Pitch an idea 2 - 3 weeks in advance. That way, they have time to consider it and discuss it with the team/hosts. If they're not interested, then you still have a time to approach another show
Give producers 48 hours before you follow up on a pitch. Producers may not have had the opportunity to discuss it in a daily meeting on the day you pitched so give them time to think about it
WHAT SHOULD YOU INCLUDE IN YOUR PITCH?
Address it to the right person. Depending on the size of the show, there may be multiple producers. One may be the guest booking producer, another is the EP etc. If you do send it to the wrong person, it's likely they'll forward it on but save yourself time by sending it to the correct person, first up
Be succinct. Get to the point of what you have to offer or what your idea is, quickly. You can attach a media release as a supporting document but just like any media pitch, the pitch should relate to that show and be relevant to their audience
Have a crack at some creative ideas of what they could do with the interview/segment. They may not be perfect ideas, but they could inspire a better concept with the producers and it shows you're making an effort
6 TIPS FOR PITCHING LIKE A PRO
Put yourself in the shoes of the producer and consider what they would be interested in, not just what you want to achieve
Give them enough time to consider and respond
Pitching a guest interview but the person's name is under embargo?

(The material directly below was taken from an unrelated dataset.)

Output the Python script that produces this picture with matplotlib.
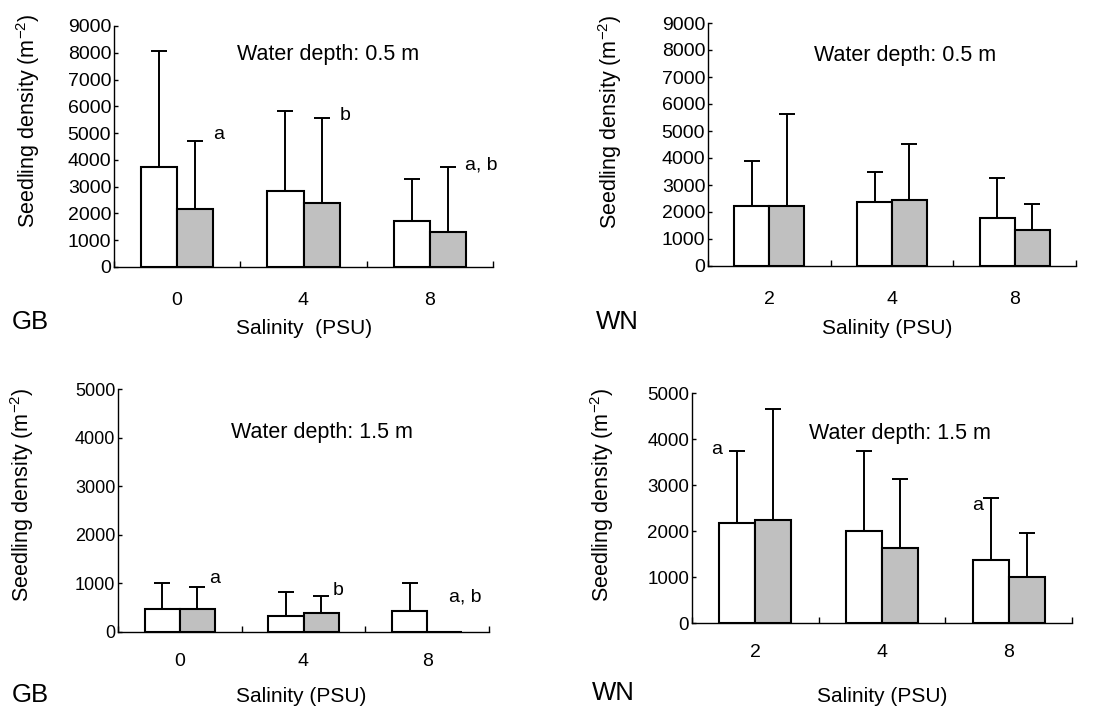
import numpy as np
import matplotlib
matplotlib.use("Agg")
from matplotlib import pyplot as plt

plt.rcParams["font.family"] = ["Liberation Sans", "DejaVu Sans"]
plt.rcParams["mathtext.fontset"] = "custom"
plt.rcParams["mathtext.rm"] = "Liberation Sans"
plt.rcParams["mathtext.it"] = "Liberation Sans"

# salinity levels per site
sal_gb = ["0", "4", "8"]
sal_wn = ["2", "4", "8"]

# GB, water depth 0.5 m
gb05_white = [3720, 2830, 1710]
gb05_white_err = [8080, 5810, 3300]
gb05_gray = [2180, 2390, 1310]
gb05_gray_err = [4700, 5550, 3730]

# WN, water depth 0.5 m
wn05_white = [2220, 2370, 1790]
wn05_white_err = [3890, 3490, 3250]
wn05_gray = [2220, 2430, 1330]
wn05_gray_err = [5620, 4510, 2310]

# GB, water depth 1.5 m
gb15_white = [480, 330, 430]
gb15_white_err = [1000, 830, 1000]
gb15_gray = [470, 390, 10]
gb15_gray_err = [920, 735, 10]

# WN, water depth 1.5 m
wn15_white = [2170, 2000, 1380]
wn15_white_err = [3740, 3740, 2710]
wn15_gray = [2240, 1630, 1010]
wn15_gray_err = [4660, 3120, 1960]

W, H = 1098, 710
fig = plt.figure(figsize=(W / 100, H / 100), dpi=100)


def px_axes(x0, x1, y0, y1):
    # axes rectangle from pixel coords (y0 = bottom, y1 = top)
    return fig.add_axes([x0 / W, 1 - y0 / H, (x1 - x0) / W, (y0 - y1) / H])


def panel(ax, labels, white, white_top, gray, gray_top, ymax, ystep, yfs, xpad):
    x = np.arange(len(labels))
    w = 0.285
    for xs, vals, tops, col in [(x - w / 2, white, white_top, "white"),
                                (x + w / 2, gray, gray_top, "#c0c0c0")]:
        ax.bar(xs, vals, width=w, color=col, edgecolor="black", linewidth=1.5, zorder=2)
        err = np.array(tops) - np.array(vals)
        ax.errorbar(xs, vals, yerr=[np.zeros_like(err), err], fmt="none",
                    ecolor="black", elinewidth=1.4, capsize=6, capthick=1.4, zorder=1)
    ax.set_xlim(-0.5, len(labels) - 0.5)
    ax.set_ylim(0, ymax)
    ax.set_yticks(np.arange(0, ymax + 1, ystep))
    ax.set_xticks(x, labels)
    ax.set_xticks(np.arange(-0.5, len(labels), 1.0), minor=True)
    ax.tick_params(axis="x", which="major", length=0, pad=xpad, labelsize=14)
    ax.tick_params(axis="x", which="minor", direction="in", length=4, width=1)
    ax.tick_params(axis="y", direction="in", length=3, width=1, pad=2, labelsize=yfs)
    for s in ["top", "right"]:
        ax.spines[s].set_visible(False)
    for s in ["left", "bottom"]:
        ax.spines[s].set_linewidth(1.0)
    ax.set_facecolor("none")


ax1 = px_axes(114, 493, 267, 26)
panel(ax1, sal_gb, gb05_white, gb05_white_err, gb05_gray, gb05_gray_err, 9000, 1000, 14, 18)
ax1.text(0.565, 0.88, "Water depth: 0.5 m", transform=ax1.transAxes, ha="center", va="center", fontsize=15.5)
ax1.text(0.325, 4930, "a", ha="center", va="center", fontsize=14)
ax1.text(1.333, 5676, "b", ha="center", va="center", fontsize=14)
ax1.text(2.405, 3809, "a, b", ha="center", va="center", fontsize=14)

ax2 = px_axes(708, 1076, 266, 23)
panel(ax2, sal_wn, wn05_white, wn05_white_err, wn05_gray, wn05_gray_err, 9000, 1000, 14, 18)
ax2.text(0.535, 0.868, "Water depth: 0.5 m", transform=ax2.transAxes, ha="center", va="center", fontsize=15.5)

ax3 = px_axes(118, 489, 632, 389)
panel(ax3, sal_gb, gb15_white, gb15_white_err, gb15_gray, gb15_gray_err, 5000, 1000, 13, 15)
ax3.text(0.55, 0.819, "Water depth: 1.5 m", transform=ax3.transAxes, ha="center", va="center", fontsize=15.5)
ax3.text(0.282, 1111, "a", ha="center", va="center", fontsize=14)
ax3.text(1.282, 864, "b", ha="center", va="center", fontsize=14)
ax3.text(2.31, 720, "a, b", ha="center", va="center", fontsize=14)

ax4 = px_axes(692, 1072, 623, 393)
panel(ax4, sal_wn, wn15_white, wn15_white_err, wn15_gray, wn15_gray_err, 5000, 1000, 13.5, 15)
ax4.text(0.547, 0.826, "Water depth: 1.5 m", transform=ax4.transAxes, ha="center", va="center", fontsize=15.5)
ax4.text(-0.303, 3761, "a", ha="center", va="center", fontsize=14)
ax4.text(1.757, 2565, "a", ha="center", va="center", fontsize=14)


def ftext(xp, yp, s, **kw):
    fig.text(xp / W, 1 - yp / H, s, **kw)


ylab = r"Seedling density (m$^{-2}$)"
for xp, yp in [(28, 121), (610, 122), (22, 495), (602, 495)]:
    ftext(xp, yp, ylab, rotation=90, ha="center", va="center", fontsize=15.5)

for xp, yp, s in [(304, 328, "Salinity  (PSU)"), (887, 328, "Salinity (PSU)"),
                  (301, 697, "Salinity (PSU)"), (882, 697, "Salinity (PSU)")]:
    ftext(xp, yp, s, ha="center", va="center", fontsize=15)

for xp, yp, s in [(12, 322, "GB"), (596, 322, "WN"), (12, 695, "GB"), (592, 693, "WN")]:
    ftext(xp, yp, s, ha="left", va="center", fontsize=18.5)

fig.savefig("out.png", dpi=100)
plt.close(fig)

You're unlikely to get that interview over the line without having a solid relationship with that producer. They'll need to trust that you know their show and audience well enough to know that guest is the perfect fit for them, if they're going to leave a slot for an interview
If you have an exclusive opportunity, don't pitch it out to multiple shows and see who bites first. Choose the show that aligns with your target market the best and will give you the reach you're after. Pitch it 3 -4 weeks in advance, and then move onto the next show if they're not interested. Also, you may find that you can get it on multiple shows as one show may just want to have the first interview of the day, and others are happy to follow. Or, they may want exclusivity in their time frame - breakfast - but are happy for you to pitch to a drive show as well. Just be honest with them and know what your parameters are so you don't ruin the relationship
Listen to radio shows each day of the week so you understand what segments go to air daily. You'll find most of them have podcasts you can listen to as catch-up. You'll start to understand which shows are more focused on celebrity or lifestyle content and which ones dig deep on more serious issues, plus what the opportunities are on each
Don't have a well-known ambassador for your product? Look at benchmark, regular segments a show has and you may be able to integrate a product or brand into a phone call-in segment, or fun quiz. The better you know a show and its content, the better you'll get at pitching these in
THINGS THAT DRIVE PRODUCERS MAD....
Calling to tell them to expect a media release/pitch shortly or to check if they received your pitch/media release just after you've sent it. Once they get it, they'll consider it. If it's something urgent, give them at least two hours to read it and make sure you're not calling two hours before or after a show airs as they'll be at their busiest
Receiving deliveries for the hosts just as a show is going to air and then calling to make sure they received it. If you have something you want to send, contact them the week prior, explain what it is and ask the best time of day to send it. It's likely to be a few hours in advance of the show. This also means the producer can plan for the arrival and you have a better chance of having that product mentioned on the show
Asking producers if they can help you out with getting a product mentioned or with communicating a message/topic.... you should be thinking about what you can do for them and how your product could be integrated in and not getting them to do you a favour
Nic has been an Executive Producer for almost two decades and 95% of the pitches she receives are not appropriate for the show she's working on. Make sure it is relevant!